Die dreitägige festa del redentore ist eines der attraktivsten Ereignisse, die Venedig zu bieten hat: Seit 1577 werden die Feierlichkeiten jährlich am dritten Wochenende im Juli abgehalten, zum Dank für die Elösung von der großen Pestepidemie, die drei Jahre lang in der Stadt gewütet hatte (und der unter anderem auch Tizian zum Opfer gefallen war, samt seinem Sohn). Eine Schiffbrücke wird am Freitag von Zattere aus hinüber zur Giudecca geschlagen, am Samstag kurz vor Mitternacht auf dem Bacino di San Marco ein großes Feuerwerk abgebrannt, und am Sonntag schließlich werden drei Regatten abgehalten, mit pupparini und zweirudrigen Gondeln.
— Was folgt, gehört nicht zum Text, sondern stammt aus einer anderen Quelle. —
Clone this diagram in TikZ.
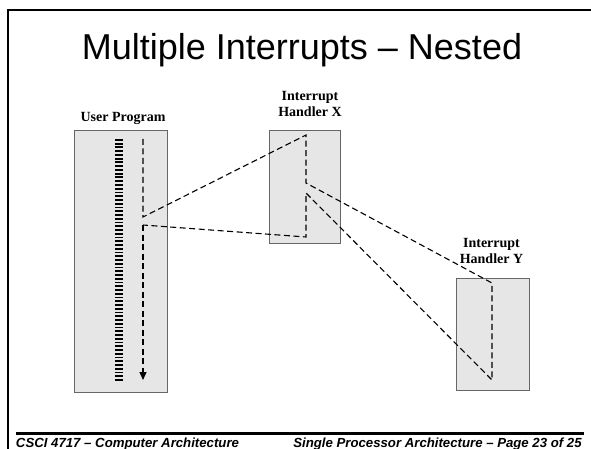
\documentclass[tikz,border=0pt]{standalone}
\usepackage{fontspec}
\setmainfont{Liberation Serif}
\newfontfamily\slidesans{Liberation Sans}
\usetikzlibrary{arrows.meta}

\definecolor{boxfill}{HTML}{E6E6E6}
\definecolor{boxline}{HTML}{666666}

\tikzset{
  progbox/.style={draw=boxline, fill=boxfill, line width=1.4pt},
  flow/.style={line width=1.1pt, dash pattern=on 6pt off 3.5pt},
  boxlabel/.style={font=\fontsize{14}{16}\selectfont\bfseries, anchor=base, inner sep=0pt},
  footer/.style={font=\slidesans\fontsize{13.2}{15}\selectfont\bfseries\itshape, anchor=base, inner sep=0pt}
}

\begin{document}
\begin{tikzpicture}[x=1pt, y=-1pt]
  \useasboundingbox (0,0) rectangle (591,449);

  % slide frame and footer rule
  \draw[line width=2pt] (8,449) -- (8,10.5) -- (591,10.5);
  \draw[line width=3pt] (16,433.5) -- (584,433.5);

  % title
  \node[anchor=base, inner sep=0pt, font=\slidesans\fontsize{36}{40}\selectfont]
    (title) at (302,60) {Multiple Interrupts – Nested};

  % program boxes
  \node[progbox, minimum width=93pt, minimum height=262pt, inner sep=0pt, anchor=north west]
    (user) at (74,130) {};
  \node[progbox, minimum width=71pt, minimum height=113pt, inner sep=0pt, anchor=north west]
    (hx) at (269,130) {};
  \node[progbox, minimum width=73pt, minimum height=112pt, inner sep=0pt, anchor=north west]
    (hy) at (456,278) {};

  % labels
  \node[boxlabel] (userlbl) at (123,122) {User Program};
  \node[boxlabel] (hxlbl1) at (310,101) {Interrupt};
  \node[boxlabel] (hxlbl2) at (310,117) {Handler X};
  \node[boxlabel] (hylbl1) at (491.5,247) {Interrupt};
  \node[boxlabel] (hylbl2) at (491.5,263) {Handler Y};

  % instruction stripes of the user program
  \foreach \k in {0,...,64}{
    \fill (115,{139+\k*3.75}) rectangle (123,{140.9+\k*3.75});
  }

  % control-flow points
  \coordinate (u0) at (143,139);
  \coordinate (u1) at (143,217);
  \coordinate (u2) at (143,225);
  \coordinate (u3) at (143,380);
  \coordinate (x0) at (306,135);
  \coordinate (x1) at (306,183);
  \coordinate (x2) at (306,193);
  \coordinate (x3) at (306,237);
  \coordinate (y0) at (492,283);
  \coordinate (y1) at (492,380);

  % flow of execution
  \draw[flow] (u0) -- (u1) -- (x0) -- (x1) -- (y0) -- (y1) -- (x2) -- (x3) -- (u2);
  \draw[flow, -{Triangle[length=8pt, width=7pt]}] (u2) -- (u3);

  % footer
  \node[footer] (footl) at (127.5,447) {CSCI 4717 – Computer Architecture};
  \node[footer] (footr) at (437.5,447) {Single Processor Architecture – Page 23 of 25};
\end{tikzpicture}
\end{document}
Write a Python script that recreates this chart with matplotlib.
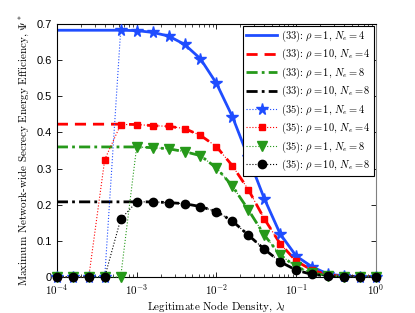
import matplotlib
matplotlib.use("Agg")
import matplotlib.pyplot as plt
import numpy as np
from matplotlib.ticker import LogLocator, NullFormatter, FixedLocator

plt.rcParams["mathtext.fontset"] = "cm"

# x grid: exponents of the legitimate node density
log_x = [-4.0, -3.8, -3.6, -3.4, -3.2, -3.0, -2.8, -2.6, -2.4, -2.2, -2.0,
         -1.8, -1.6, -1.4, -1.2, -1.0, -0.8, -0.6, -0.4, -0.2, 0.0]
lam = 10.0 ** np.array(log_x)

# (33): analytical curves
eq33_r1_n4 = [0.683, 0.683, 0.683, 0.683, 0.683, 0.682, 0.677, 0.667, 0.644, 0.604, 0.536,
              0.444, 0.331, 0.217, 0.119, 0.058, 0.028, 0.008, 0.003, 0.001, 0.0]
eq33_r10_n4 = [0.423, 0.423, 0.423, 0.423, 0.423, 0.422, 0.419, 0.417, 0.411, 0.392, 0.361,
               0.308, 0.242, 0.161, 0.092, 0.044, 0.019, 0.006, 0.002, 0.001, 0.0]
eq33_r1_n8 = [0.360, 0.360, 0.360, 0.360, 0.360, 0.360, 0.358, 0.355, 0.347, 0.336, 0.302,
              0.252, 0.186, 0.116, 0.061, 0.028, 0.011, 0.004, 0.001, 0.0, 0.0]
eq33_r10_n8 = [0.208, 0.208, 0.208, 0.208, 0.208, 0.208, 0.208, 0.206, 0.203, 0.195, 0.181,
               0.155, 0.116, 0.077, 0.042, 0.019, 0.007, 0.003, 0.001, 0.0, 0.0]

# (35): numerical optimum
eq35_r1_n4 = [0.0, 0.0, 0.0, 0.0, 0.683, 0.682, 0.677, 0.667, 0.644, 0.604, 0.536,
              0.444, 0.331, 0.217, 0.119, 0.058, 0.028, 0.008, 0.003, 0.001, 0.0]
eq35_r10_n4 = [0.0, 0.0, 0.0, 0.325, 0.422, 0.422, 0.419, 0.417, 0.411, 0.392, 0.361,
               0.308, 0.242, 0.161, 0.092, 0.044, 0.019, 0.006, 0.002, 0.001, 0.0]
eq35_r1_n8 = [0.0, 0.0, 0.0, 0.0, 0.0, 0.360, 0.358, 0.355, 0.347, 0.336, 0.302,
              0.252, 0.186, 0.116, 0.061, 0.028, 0.011, 0.004, 0.001, 0.0, 0.0]
eq35_r10_n8 = [0.0, 0.0, 0.0, 0.0, 0.160, 0.208, 0.208, 0.206, 0.203, 0.195, 0.181,
               0.155, 0.116, 0.077, 0.042, 0.019, 0.007, 0.003, 0.001, 0.0, 0.0]

labels33 = [r"(33): $\rho=1$, $N_e=4$", r"(33): $\rho=10$, $N_e=4$",
            r"(33): $\rho=1$, $N_e=8$", r"(33): $\rho=10$, $N_e=8$"]
labels35 = [r"(35): $\rho=1$, $N_e=4$", r"(35): $\rho=10$, $N_e=4$",
            r"(35): $\rho=1$, $N_e=8$", r"(35): $\rho=10$, $N_e=8$"]

blue = (0.12, 0.3, 1.0)
red = (1.0, 0.0, 0.0)
green = (0.15, 0.6, 0.1)
black = (0.0, 0.0, 0.0)

fig = plt.figure(figsize=(4.15, 3.13), dpi=100)
ax = fig.add_axes([0.137, 0.115, 0.769, 0.808])

ax.plot(lam, eq33_r1_n4, "-", color=blue, lw=2.0, label=labels33[0])
ax.plot(lam, eq33_r10_n4, "--", color=red, lw=2.0, dashes=(4, 2.5), label=labels33[1])
ax.plot(lam, eq33_r1_n8, "-.", color=green, lw=2.0, dashes=(4, 1.5, 1, 1.5), label=labels33[2])
ax.plot(lam, eq33_r10_n8, "-.", color=black, lw=2.0, dashes=(4, 1.5, 1, 1.5), label=labels33[3])

mk = dict(ls=":", lw=0.8, clip_on=False, zorder=4)
ax.plot(lam, eq35_r1_n4, marker="*", ms=8.5, color=blue, label=labels35[0], **mk)
ax.plot(lam, eq35_r10_n4, marker="s", ms=5, color=red, label=labels35[1], **mk)
ax.plot(lam, eq35_r1_n8, marker="v", ms=6.5, color=green, label=labels35[2], **mk)
ax.plot(lam, eq35_r10_n8, marker="o", ms=6, color=black, label=labels35[3], **mk)

ax.set_xscale("log")
ax.set_xlim(1e-4, 1)
ax.set_ylim(0, 0.7)
ax.xaxis.set_major_locator(FixedLocator([1e-4, 1e-3, 1e-2, 1e-1, 1]))
ax.set_xticklabels([r"$\mathsf{10^{-4}}$", r"$\mathsf{10^{-3}}$", r"$\mathsf{10^{-2}}$",
                    r"$\mathsf{10^{-1}}$", r"$\mathsf{10^{0}}$"])
ax.xaxis.set_minor_locator(LogLocator(base=10, subs=np.arange(2, 10), numticks=20))
ax.xaxis.set_minor_formatter(NullFormatter())
ax.set_yticks([0, 0.1, 0.2, 0.3, 0.4, 0.5, 0.6, 0.7])
ax.set_yticklabels(["0", "0.1", "0.2", "0.3", "0.4", "0.5", "0.6", "0.7"],
                   family="Liberation Sans")
ax.tick_params(which="both", direction="in", top=True, right=True, labelsize=8)
ax.tick_params(which="major", length=3.5, width=0.6)
ax.tick_params(which="minor", length=2, width=0.5)
for s in ax.spines.values():
    s.set_linewidth(0.8)
ax.spines["right"].set_color("0.5")

ax.set_xlabel(r"Legitimate Node Density, $\lambda_l$", family="cmr10", fontsize=8, labelpad=2)
ax.set_ylabel(r"Maximum Network-wide Secrecy Energy Efficiency, $\Psi^*$",
              family="cmr10", fontsize=8, labelpad=4)

leg = ax.legend(loc="upper right", prop={"family": "cmr10", "size": 7.5},
                fancybox=False, edgecolor="black", framealpha=1, handlelength=3,
                borderaxespad=0.15, labelspacing=0.3, borderpad=0.3, handletextpad=0.4)
leg.get_frame().set_linewidth(0.8)

fig.savefig("out.png", dpi=100)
Hier also soll, wurde uns gesagt, die Gondel der Zuknft vorgestellt werden – ein Vorhaben, von dem die venezianischen Patrioten naturgemäß nicht sehr erfreut sein können. Wie auch wir, die geneigt sind, eine derartige Manifestation des »Fortschrotts« (Sissi Tax) als einen neuen Beweis für den multiplen Untergang Venedigs zu nehmen. Da war es uns dann eine Beruhigung, als wir erfuhren, daß es sich bei der fraglichen Aktion lediglich um ein Kunstprojekt handeln soll.
Marinetti übrigens hatte in den Zwanzigerjahren eine andere Vorstellung von der Zukunft der Gondel und Venedigs: Er schlug vor, die Kanäle allesamt zuzuschütten und die Gondeln durch Elektrotaxis zu ersetzen.
Nachtrag. Eine hübsche Pointe ergab sich heute nachmittag, nach Abschluß obenstehenden Textes: Stand gestern, beim ersten versuchsweisen Einsatz der Plastikgondel, ein junger gondoliere an der forcola, so übernahm heute ein älterer, eher unbeholfener Herr von etwas öligen Anstrichs seinen Platz – der junge fürchtete um seinen Ruf, befürchtete gar den Ausschluß aus der Gondolierenzunft. Doch auch der alte, der die Gondelfahrerei nur als Hobby betreibt, stand bloß heute für den zweiten Probelauf zur Verfügung, denn auch ihm scheint wohl der Traditionsbruch ein zu heißes Eisen. Für das Ereignis selbst am morgigen Abend muß somit noch jemand gefunden werde, der den remo führt, und es ist alles andere als sicher, ob sich einer traut. — Es wird übrigens kolportiert, die Familie Manin, Nachfahren des Ludovico Manin, des letzten Dogen, finanziere die ganze Unternehmung.